Wednesday 16 November 2011

Yay! Techno party!


Not only have the people not been consulted, sending for the technocrats is openly praised as a mechanism for avoiding consultation, whether by referendum or a general election. Instead, "governments of national unity" - a euphemism for something like one-party state - are sworn in as though there's a war on. There's not a war on. Nor has society collapsed, not even in Greece. It's just a common-or-garden economic crisis, no worse than that which British democracy sailed through in the late 1970s. 

Top blogging from the Heresiarch on the rise of technocracy at the expense of democracy. What worries me about the new governing class (apart from the little matters of legitimacy and accountability, or total lack thereof), is the basis on which these people have been appointed. Mario Monti, for example, is a former adviser to Goldman Sachs and Coca Cola and a.'convinced free marketeer with close connections to the European and global policy-making elite'.

Yes, he was an an advisor the Goldman Sachs the company that 'helped the Greek government to mask the true extent of its deficit with the help of a derivatives deal that legally circumvented the EU Maastricht deficit rules' and best mates with the European and global policy-making elites (you know, the ones who were in charge of the Eurozone and were totally unprepared for the global financial crisis in 2008). All very cozy. He sounds more like part of the problem than part of the solution to me.

I do believe that there are people with exceptional talent, intellect and technical skills who can change the world for the better. I just don't believe that it's this bunch of conventional insiders.

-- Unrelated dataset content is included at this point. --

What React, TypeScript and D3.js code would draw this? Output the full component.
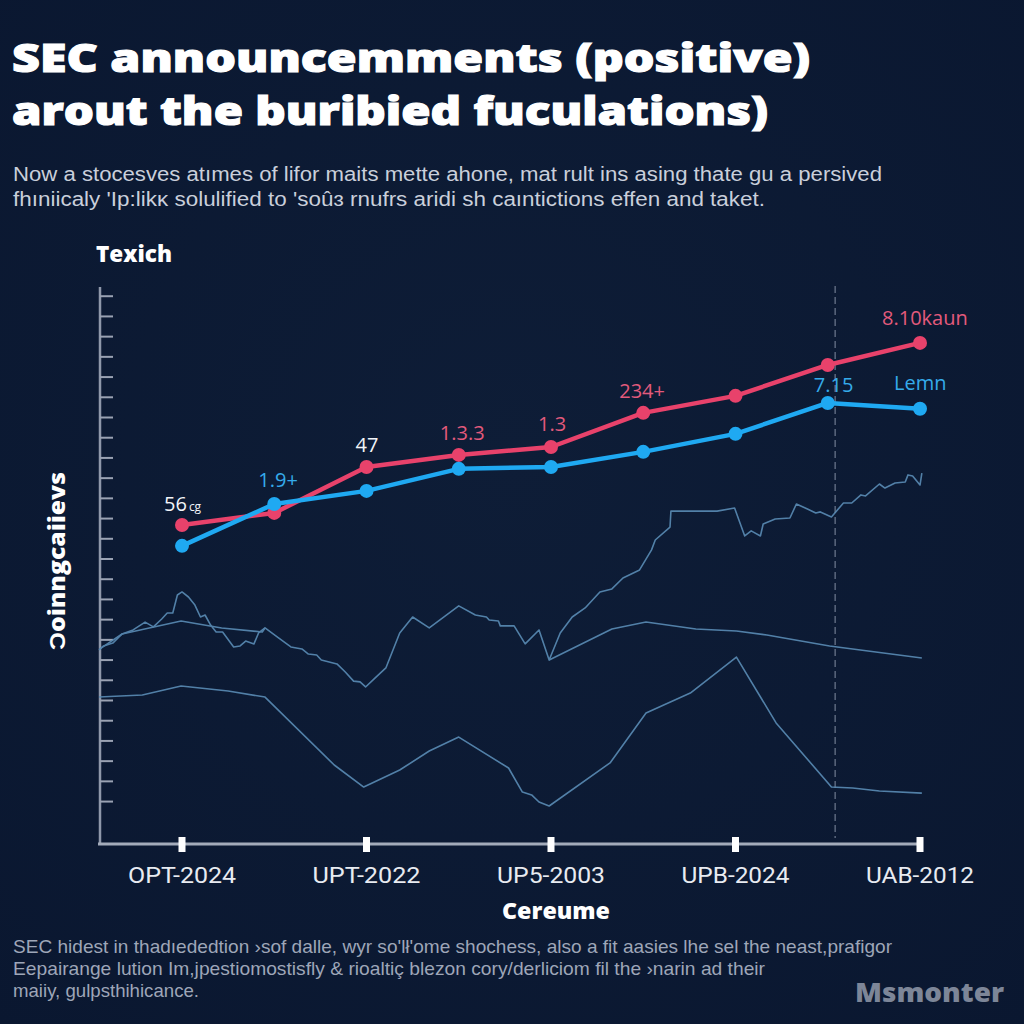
import React from 'react';
import * as d3 from 'd3';

// ---------- DATA ----------
const categories = ['OPT-2024', 'UPT-2022', 'UP5-2003', 'UPB-2024', 'UAB-2012'];
const categoryPositions = [0, 2, 4, 6, 8];
const pointPositions = [0, 1, 2, 3, 4, 5, 6, 7, 8];
const redValues = [15.68, 16.28, 18.55, 19.15, 19.54, 21.23, 22.07, 23.6, 24.69];
const blueValues = [14.65, 16.72, 17.37, 18.46, 18.55, 19.3, 20.19, 21.72, 21.43];
const yTickValues = d3.range(2, 28, 1);

// annotation texts: [text, series, point index]
const labelTexts = ['56', '1.9+', '47', '1.3.3', '1.3', '234+', '8.10kaun', '7.15', 'Lemn'];
const labelSeries = ['white', 'blue', 'white', 'red', 'red', 'red', 'red', 'blue', 'blue'];
const labelAnchorSeries = ['red', 'blue', 'red', 'red', 'red', 'red', 'red', 'blue', 'blue'];
const labelPoints = [0, 1, 2, 3, 4, 5, 8, 7, 8];

// background (thin) series, x in same index units, y in value units
const bgJagged: [number, number][] = [
  [-0.9, 9.5], [-0.85, 9.7], [-0.75, 9.84], [-0.65, 10.29], [-0.53, 10.49], [-0.4, 10.88],
  [-0.31, 10.64], [-0.22, 11.03], [-0.16, 11.33], [-0.1, 11.33], [-0.05, 12.22], [0.0, 12.37],
  [0.07, 12.12], [0.14, 11.72], [0.2, 11.13], [0.25, 11.23], [0.31, 10.73], [0.37, 10.39],
  [0.44, 10.39], [0.56, 9.65], [0.63, 9.7], [0.69, 9.94], [0.78, 9.8], [0.83, 10.34],
  [0.9, 10.59], [1.05, 10.09], [1.18, 9.65], [1.3, 9.55], [1.37, 9.3], [1.46, 9.25],
  [1.51, 9.0], [1.68, 8.81], [1.77, 8.41], [1.86, 7.96], [1.93, 7.92], [1.99, 7.67],
  [2.08, 8.06], [2.21, 8.61], [2.36, 10.34], [2.5, 11.13], [2.68, 10.59], [3.0, 11.68],
  [3.18, 11.23], [3.3, 11.13], [3.33, 10.98], [3.43, 10.93], [3.45, 10.69], [3.6, 10.69],
  [3.72, 9.8], [3.87, 10.49], [3.98, 9.0], [4.1, 10.34], [4.23, 11.13], [4.37, 11.58],
  [4.53, 12.37], [4.66, 12.52], [4.78, 13.06], [4.96, 13.46], [5.09, 14.45], [5.13, 14.94],
  [5.29, 15.58], [5.3, 16.37], [5.8, 16.37], [5.99, 16.52], [6.1, 15.14], [6.17, 15.39],
  [6.27, 15.14], [6.3, 15.73], [6.43, 15.98], [6.59, 16.03], [6.66, 16.72], [6.78, 16.47],
  [6.87, 16.28], [6.92, 16.33], [7.04, 16.08], [7.17, 16.77], [7.26, 16.77], [7.36, 17.17],
  [7.41, 17.12], [7.56, 17.71], [7.62, 17.51], [7.73, 17.76], [7.84, 17.81], [7.87, 18.16],
  [7.92, 18.11], [8.0, 17.66], [8.02, 18.25],
];
const bgSmoothLeft: [number, number][] = [
  [-0.89, 9.55], [-0.65, 10.29], [-0.01, 10.93], [0.43, 10.59], [0.87, 10.39], [0.9, 10.59],
];
const bgSmoothRight: [number, number][] = [
  [3.98, 9.0], [4.66, 10.54], [5.03, 10.88], [5.57, 10.54], [6.01, 10.44], [6.34, 10.24],
  [7.02, 9.7], [8.02, 9.1],
];
const bgLower: [number, number][] = [
  [-0.9, 7.17], [-0.43, 7.27], [-0.01, 7.72], [0.5, 7.47], [0.9, 7.17], [1.65, 3.81],
  [1.97, 2.72], [2.36, 3.56], [2.68, 4.5], [3.0, 5.19], [3.54, 3.66], [3.69, 2.47],
  [3.79, 2.33], [3.87, 1.98], [3.98, 1.78], [4.64, 3.91], [5.03, 6.38], [5.51, 7.37],
  [6.01, 9.15], [6.44, 5.89], [7.04, 2.72], [7.27, 2.67], [7.56, 2.52], [8.02, 2.42],
];
const markerX = 7.08;

const titleLines = ['SEC announcemments (positive)', 'arout the buribied fuculations)'];
const subtitleLines = [
  'Now a stocesves atımes of lifor maits mette ahone, mat rult ins asing thate gu a persived',
  "fhıniicaly 'Ip:likĸ solulified to 'soûɜ rnufrs aridi sh caıntictions effen and taket.",
];
const footerLines = [
  "SEC hidest in thadıededtion ›sof dalle, wyr so'lł'ome shochess, also a fit aasies lhe sel the neast,prafigor",
  'Eepairange lution Im,jpestiomostisfly & rioaltiç blezon cory/derliciom fil the ›narin ad their',
  'maiiy, gulpsthihicance.',
];
const yAxisTitle = 'Ɔoinngcaiievs';
const xAxisTitle = 'Cereume';
const topLabel = 'Texich';
const watermark = 'Msmonter';

// ---------- LAYOUT ----------
const W = 1024;
const H = 1024;
const RED = '#e8426b';
const BLUE = '#1fa9f2';
const THIN = '#5a8cb5';
const labelOffsets: [number, number][] = [
  [-18, -14], [-16, -17], [-11, -15], [-19, -15], [-13, -16], [-24, -15], [-38, -18], [-14, -11], [-26, -19],
];
const titleWidths = [798, 756];
const subtitleWidths = [869, 752];
const footerWidths = [879, 752, 186];

export default function App() {
  const x = d3.scaleLinear().domain([0, 8]).range([182, 920]);
  const y = d3.scaleLinear().domain([0, 28]).range([842, 276]);
  const line = d3.line<[number, number]>().x((d) => x(d[0])).y((d) => y(d[1]));
  const redPts: [number, number][] = pointPositions.map((p, i) => [p, redValues[i]]);
  const bluePts: [number, number][] = pointPositions.map((p, i) => [p, blueValues[i]]);
  const colorOf = (s: string) => (s === 'red' ? '#e35a7c' : s === 'blue' ? '#35abeb' : '#f2f4f8');
  const xAxisY = 844;

  return (
    <svg width={W} height={H} style={{ position: 'absolute', left: 0, top: 0, display: 'block' }}>
      <defs>
        <radialGradient id="bgGrad" cx="50%" cy="45%" r="75%">
          <stop offset="0%" stopColor="#0e1d37" />
          <stop offset="100%" stopColor="#0a1730" />
        </radialGradient>
      </defs>
      <rect x={0} y={0} width={W} height={H} fill="url(#bgGrad)" />

      {/* title */}
      {titleLines.map((t, i) => (
        <text key={t} x={12} y={72 + i * 53} fill="#ffffff" stroke="#ffffff" strokeWidth={1.1}
          fontFamily="'Open Sans', sans-serif" fontWeight={800}
          fontSize={38} textLength={titleWidths[i]} lengthAdjust="spacingAndGlyphs">{t}</text>
      ))}
      {subtitleLines.map((t, i) => (
        <text key={t} x={13} y={181 + i * 25} fill="#c9cfdb" fontFamily="'Liberation Sans', Arial, sans-serif"
          fontSize={20} textLength={subtitleWidths[i]} lengthAdjust="spacingAndGlyphs">{t}</text>
      ))}

      <text x={96} y={262} fill="#ffffff" fontFamily="'Open Sans', sans-serif" fontWeight={800} fontSize={22}
        textLength={76} lengthAdjust="spacingAndGlyphs">{topLabel}</text>

      {/* y axis */}
      <line x1={100} x2={100} y1={y(27.45)} y2={xAxisY} stroke="#8f98aa" strokeWidth={2.5} />
      {yTickValues.map((v) => (
        <line key={v} x1={100} x2={113} y1={y(v)} y2={y(v)} stroke="#9aa2b3" strokeWidth={2} />
      ))}
      <text transform={`translate(65,561) rotate(-90)`} textAnchor="middle" fill="#ffffff"
        fontFamily="'Open Sans', sans-serif" fontWeight={800} fontSize={22}
        textLength={178} lengthAdjust="spacingAndGlyphs">{yAxisTitle}</text>

      {/* dashed marker */}
      <line x1={x(markerX)} x2={x(markerX)} y1={y(27.5)} y2={838} stroke="#6f7b90" strokeWidth={1.2} strokeDasharray="7 4" />

      {/* background lines */}
      <g fill="none" stroke={THIN} strokeWidth={1.6} strokeLinejoin="round" opacity={0.9}>
        <path d={line(bgLower) || ''} />
        <path d={line(bgSmoothLeft) || ''} />
        <path d={line(bgSmoothRight) || ''} />
        <path d={line(bgJagged) || ''} />
      </g>

      {/* x axis */}
      <line x1={98} x2={923} y1={xAxisY} y2={xAxisY} stroke="#a3abba" strokeWidth={3} />
      {categoryPositions.map((p, i) => (
        <g key={categories[i]}>
          <rect x={x(p) - 3.5} y={xAxisY - 7} width={7} height={15} fill="#ffffff" />
          <text x={x(p)} y={883} textAnchor="middle" fill="#e8ebf1" fontFamily="Roboto, sans-serif" fontSize={22}
            textLength={108} lengthAdjust="spacingAndGlyphs">{categories[i]}</text>
        </g>
      ))}
      <text x={556} y={919} textAnchor="middle" fill="#ffffff" fontFamily="'Open Sans', sans-serif" fontWeight={800} fontSize={22}
        textLength={108} lengthAdjust="spacingAndGlyphs">{xAxisTitle}</text>

      {/* main series */}
      <path d={line(redPts) || ''} fill="none" stroke={RED} strokeWidth={4.5} strokeLinejoin="round" />
      {redPts.map((d, i) => (
        <circle key={'r' + i} cx={x(d[0])} cy={y(d[1])} r={7} fill={RED} />
      ))}
      <path d={line(bluePts) || ''} fill="none" stroke={BLUE} strokeWidth={4.5} strokeLinejoin="round" />
      {bluePts.map((d, i) => (
        <circle key={'b' + i} cx={x(d[0])} cy={y(d[1])} r={7} fill={BLUE} />
      ))}

      {/* annotations */}
      {labelTexts.map((t, i) => {
        const vals = labelAnchorSeries[i] === 'red' ? redValues : blueValues;
        const p = labelPoints[i];
        return (
          <text key={i} x={x(pointPositions[p]) + labelOffsets[i][0]} y={y(vals[p]) + labelOffsets[i][1]}
            fill={colorOf(labelSeries[i])} fontFamily="'Open Sans', sans-serif" fontSize={20}>
            {t}
            {i === 0 ? <tspan fontSize={12} dx={2}>cg</tspan> : null}
          </text>
        );
      })}

      {/* footer */}
      {footerLines.map((t, i) => (
        <text key={t} x={13} y={953 + i * 22} fill="#9ea6b8" fontFamily="'Liberation Sans', Arial, sans-serif"
          fontSize={19} textLength={footerWidths[i]} lengthAdjust="spacingAndGlyphs">{t}</text>
      ))}
      <text x={855} y={1002} fill="#7d8698" fontFamily="'Open Sans', sans-serif" fontWeight={800} fontSize={26}
        textLength={149} lengthAdjust="spacingAndGlyphs">{watermark}</text>
    </svg>
  );
}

If you want to put some faith in experts as saviours, you'd be better off following the scientists at Wellcome Trust's Sanger Institute, who've been studying how the malaria parasite infiltrates red blood cells and may have pointed the way to an effective vaccine against a disease that kills about a million people every year, most of them children under five.

Or Neil Gershenfeld of MIT's Center for Bits and Atoms, prophet of what might just be the next industrial revolution and 'a bottom up culture of distributed innovation'.Techno utopianism, maybe, but unlike the EU version of rule by technocrats, at least some of his dream might come true and could potentially put a lot people in control of their own lives, rather than reducing them to the status of voicless serfs, toiling to preserve a broken system.